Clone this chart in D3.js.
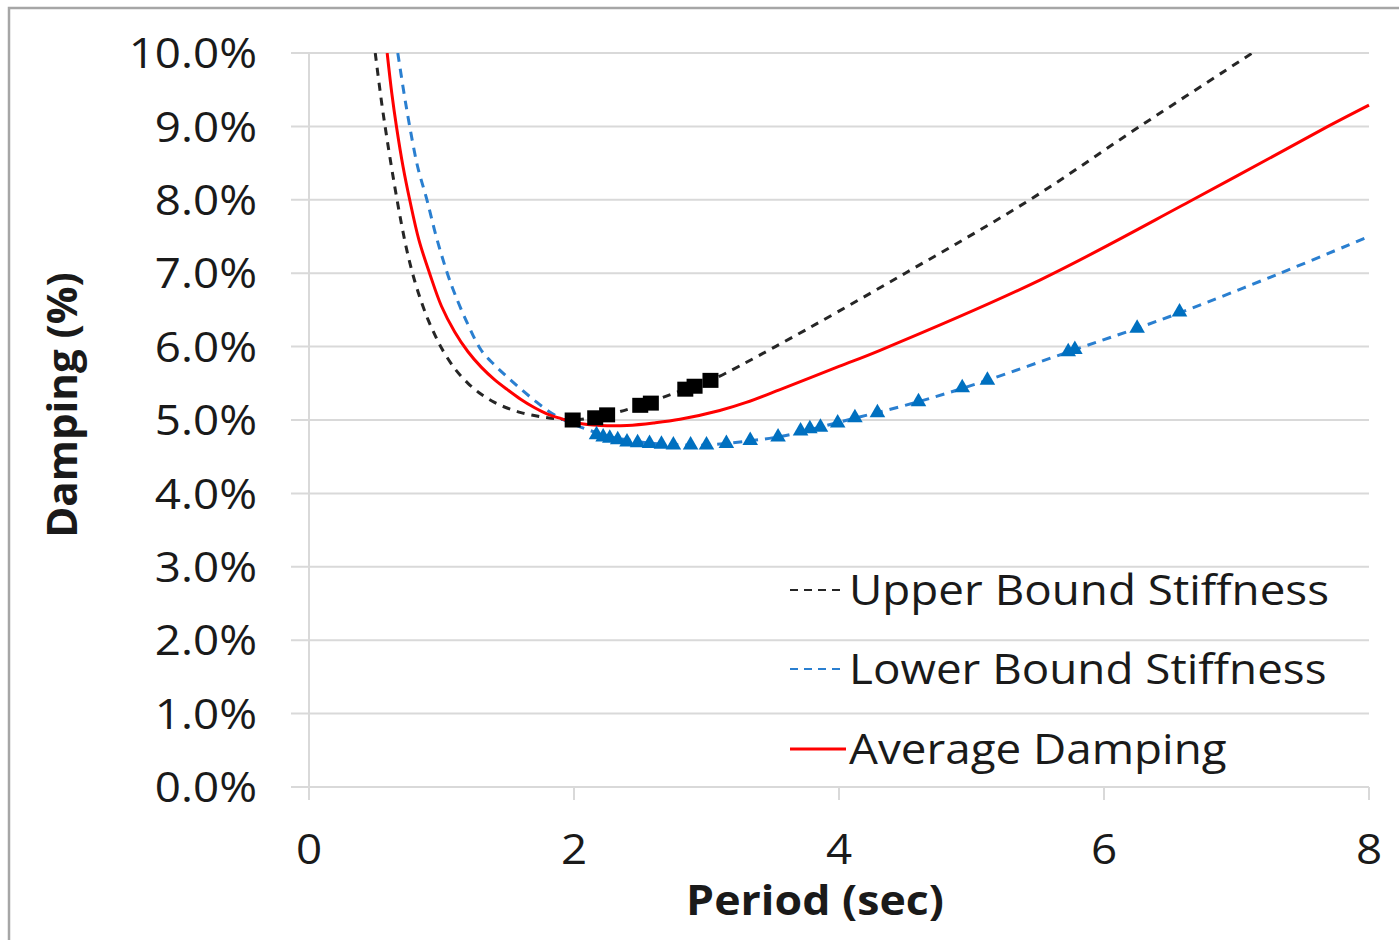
<!DOCTYPE html>
<html><head><meta charset="utf-8">
<script src="https://cdn.jsdelivr.net/npm/d3@7"></script>
<style>
html,body{margin:0;padding:0;background:#fff;}
svg{display:block;font-family:"Open Sans",sans-serif;}
</style></head>
<body><svg id="c" width="1399" height="940"></svg>
<script>
// ---- data ----
const xTicks = [0, 2, 4, 6, 8];
const yTicks = [0, 1, 2, 3, 4, 5, 6, 7, 8, 9, 10];
const seriesNames = ["Upper Bound Stiffness", "Lower Bound Stiffness", "Average Damping"];

const upperX = [0.50, 0.55, 0.60, 0.65, 0.70, 0.75, 0.80, 0.85, 0.90, 0.95, 1.0, 1.1, 1.2, 1.3, 1.4, 1.5, 1.6, 1.7, 1.8, 1.9, 2.0, 2.25, 2.5, 2.84, 3.03, 3.52, 4.5, 5.44, 6.27, 7.12];
const upperY = [10.0, 9.3, 8.7, 8.15, 7.65, 7.22, 6.88, 6.60, 6.36, 6.16, 5.98, 5.70, 5.50, 5.35, 5.24, 5.16, 5.10, 5.06, 5.03, 5.01, 5.0, 5.07, 5.2, 5.42, 5.54, 6.0, 7.0, 8.0, 9.0, 10.0];

const lowerX = [0.67, 0.72, 0.76, 0.82, 0.89, 0.96, 1.04, 1.1, 1.2, 1.3, 1.4, 1.5, 1.6, 1.7, 1.8, 1.9, 2.0, 2.1, 2.2, 2.3, 2.4, 2.6, 2.85, 3.0, 3.3, 3.6, 4.0, 4.6, 5.1, 5.75, 6.25, 6.6, 7.33, 8.0];
const lowerY = [10, 9.42, 9.0, 8.45, 8.0, 7.5, 7.02, 6.72, 6.3, 5.95, 5.75, 5.58, 5.42, 5.27, 5.13, 5.02, 4.94, 4.87, 4.81, 4.76, 4.73, 4.68, 4.66, 4.66, 4.71, 4.79, 4.97, 5.25, 5.53, 5.94, 6.25, 6.48, 7.0, 7.5];

const avgX = [0.59, 0.625, 0.66, 0.71, 0.76, 0.83, 0.91, 1.0, 1.1, 1.2, 1.3, 1.4, 1.5, 1.6, 1.7, 1.8, 1.9, 2.0, 2.1, 2.2, 2.3, 2.4, 2.6, 2.8, 3.1, 3.3, 3.55, 4.0, 4.31, 5.52, 6.67, 7.69, 8.0];
const avgY = [10, 9.45, 9.0, 8.45, 8.0, 7.45, 7.0, 6.55, 6.2, 5.93, 5.72, 5.55, 5.41, 5.28, 5.17, 5.08, 5.02, 4.97, 4.94, 4.925, 4.92, 4.925, 4.96, 5.01, 5.13, 5.24, 5.41, 5.73, 5.95, 6.91, 8.0, 9.0, 9.29];

const upperMarkX = [1.99, 2.16, 2.25, 2.50, 2.58, 2.84, 2.91, 3.03];
const upperMarkY = [5.00, 5.03, 5.07, 5.20, 5.23, 5.42, 5.46, 5.54];

const lowerMarkX = [2.17, 2.22, 2.27, 2.33, 2.40, 2.48, 2.57, 2.66, 2.75, 2.88, 3.0, 3.15, 3.33, 3.54, 3.71, 3.78, 3.86, 3.99, 4.12, 4.29, 4.60, 4.93, 5.12, 5.73, 5.78, 6.25, 6.57];
const lowerMarkY = [4.80, 4.77, 4.75, 4.73, 4.70, 4.69, 4.68, 4.67, 4.66, 4.66, 4.66, 4.68, 4.72, 4.77, 4.85, 4.88, 4.90, 4.96, 5.03, 5.10, 5.25, 5.44, 5.54, 5.93, 5.96, 6.25, 6.47];

// ---- layout ----
const svg = d3.select("#c");
const x = d3.scaleLinear().domain([0, 8]).range([309, 1369]);
const y = d3.scaleLinear().domain([0, 10]).range([787, 53]);
const zip = (a, b) => a.map((v, i) => [v, b[i]]);
const FONT = 42;
const SX = 1.09; // horizontal stretch of the reference text

// outer frame
svg.append("rect").attr("x", 9).attr("y", 8).attr("width", 1420).attr("height", 960)
  .attr("fill", "none").attr("stroke", "#a6a6a6").attr("stroke-width", 2.5);

// gridlines
svg.append("g").selectAll("line").data(yTicks).join("line")
  .attr("x1", 291).attr("x2", x(8)).attr("y1", d => y(d)).attr("y2", d => y(d))
  .attr("stroke", "#d9d9d9").attr("stroke-width", 2);

// vertical axis line and x ticks
svg.append("line").attr("x1", x(0)).attr("x2", x(0)).attr("y1", y(10)).attr("y2", 800)
  .attr("stroke", "#d9d9d9").attr("stroke-width", 2);
svg.append("g").selectAll("line").data(xTicks.slice(1)).join("line")
  .attr("x1", d => x(d)).attr("x2", d => x(d)).attr("y1", y(0)).attr("y2", 800)
  .attr("stroke", "#d9d9d9").attr("stroke-width", 2);

// y tick labels
svg.append("g").selectAll("text").data(yTicks).join("text")
  .attr("transform", d => `translate(257,${y(d)}) scale(${SX},1)`).attr("dy", "0.36em")
  .attr("text-anchor", "end").attr("font-size", FONT).attr("fill", "#1a1a1a")
  .text(d => d.toFixed(1) + "%");

// x tick labels
svg.append("g").selectAll("text").data(xTicks).join("text")
  .attr("transform", d => `translate(${x(d)},849) scale(${SX},1)`).attr("dy", "0.36em")
  .attr("text-anchor", "middle").attr("font-size", FONT).attr("fill", "#1a1a1a")
  .text(d => d);

// axis titles
svg.append("text").attr("transform", `translate(815,900) scale(${SX},1)`).attr("dy", "0.36em")
  .attr("text-anchor", "middle").attr("font-size", 41).attr("font-weight", "bold").attr("fill", "#1a1a1a")
  .text("Period (sec)");
svg.append("text").attr("transform", "translate(62,405) rotate(-90)").attr("dy", "0.36em")
  .attr("text-anchor", "middle").attr("font-size", FONT).attr("font-weight", "bold").attr("fill", "#1a1a1a")
  .text("Damping (%)");

// clip
svg.append("clipPath").attr("id", "clip").append("rect")
  .attr("x", x(0)).attr("y", y(10)).attr("width", x(8) - x(0) + 2).attr("height", y(0) - y(10));

const line = d3.line().x(d => x(d[0])).y(d => y(d[1])).curve(d3.curveCatmullRom.alpha(0.5));
const plot = svg.append("g").attr("clip-path", "url(#clip)");

plot.append("path").attr("d", line(zip(upperX, upperY)))
  .attr("fill", "none").attr("stroke", "#262626").attr("stroke-width", 3).attr("stroke-dasharray", "8,7");
plot.append("path").attr("d", line(zip(lowerX, lowerY)))
  .attr("fill", "none").attr("stroke", "#2a7fd0").attr("stroke-width", 3).attr("stroke-dasharray", "9,7");
plot.append("path").attr("d", line(zip(avgX, avgY)))
  .attr("fill", "none").attr("stroke", "#ff0000").attr("stroke-width", 3);

// markers
plot.append("g").selectAll("rect").data(zip(upperMarkX, upperMarkY)).join("rect")
  .attr("x", d => x(d[0]) - 8).attr("y", d => y(d[1]) - 7.5).attr("width", 16).attr("height", 15)
  .attr("fill", "#000");
const tri = d3.symbol().type(d3.symbolTriangle).size(105);
plot.append("g").selectAll("path").data(zip(lowerMarkX, lowerMarkY)).join("path")
  .attr("transform", d => `translate(${x(d[0])},${y(d[1])})`)
  .attr("d", tri).attr("fill", "#0070c0");

// legend
const legY = [590, 669, 749];
const leg = svg.append("g");
const styles = [
  {stroke: "#262626", dash: "8,6", w: 2},
  {stroke: "#2a7fd0", dash: "8,6", w: 2},
  {stroke: "#ff0000", dash: null, w: 3}
];
seriesNames.forEach((name, i) => {
  leg.append("line").attr("x1", 790).attr("x2", 846).attr("y1", legY[i]).attr("y2", legY[i])
    .attr("stroke", styles[i].stroke).attr("stroke-width", styles[i].w)
    .attr("stroke-dasharray", styles[i].dash);
  leg.append("text").attr("transform", `translate(849,${legY[i]}) scale(${SX},1)`).attr("dy", "0.36em")
    .attr("font-size", FONT).attr("fill", "#1a1a1a").text(name);
});
</script></body></html>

────────

Transcribe the opening line of the listing above, please, and every line after it through the line with "8.0, 9.0, 10.0];", word for word, without pictures.

[The solution]
Clone this chart in D3.js.
<!DOCTYPE html>
<html><head><meta charset="utf-8">
<script src="https://cdn.jsdelivr.net/npm/d3@7"></script>
<style>
html,body{margin:0;padding:0;background:#fff;}
svg{display:block;font-family:"Open Sans",sans-serif;}
</style></head>
<body><svg id="c" width="1399" height="940"></svg>
<script>
// ---- data ----
const xTicks = [0, 2, 4, 6, 8];
const yTicks = [0, 1, 2, 3, 4, 5, 6, 7, 8, 9, 10];
const seriesNames = ["Upper Bound Stiffness", "Lower Bound Stiffness", "Average Damping"];

const upperX = [0.50, 0.55, 0.60, 0.65, 0.70, 0.75, 0.80, 0.85, 0.90, 0.95, 1.0, 1.1, 1.2, 1.3, 1.4, 1.5, 1.6, 1.7, 1.8, 1.9, 2.0, 2.25, 2.5, 2.84, 3.03, 3.52, 4.5, 5.44, 6.27, 7.12];
const upperY = [10.0, 9.3, 8.7, 8.15, 7.65, 7.22, 6.88, 6.60, 6.36, 6.16, 5.98, 5.70, 5.50, 5.35, 5.24, 5.16, 5.10, 5.06, 5.03, 5.01, 5.0, 5.07, 5.2, 5.42, 5.54, 6.0, 7.0, 8.0, 9.0, 10.0];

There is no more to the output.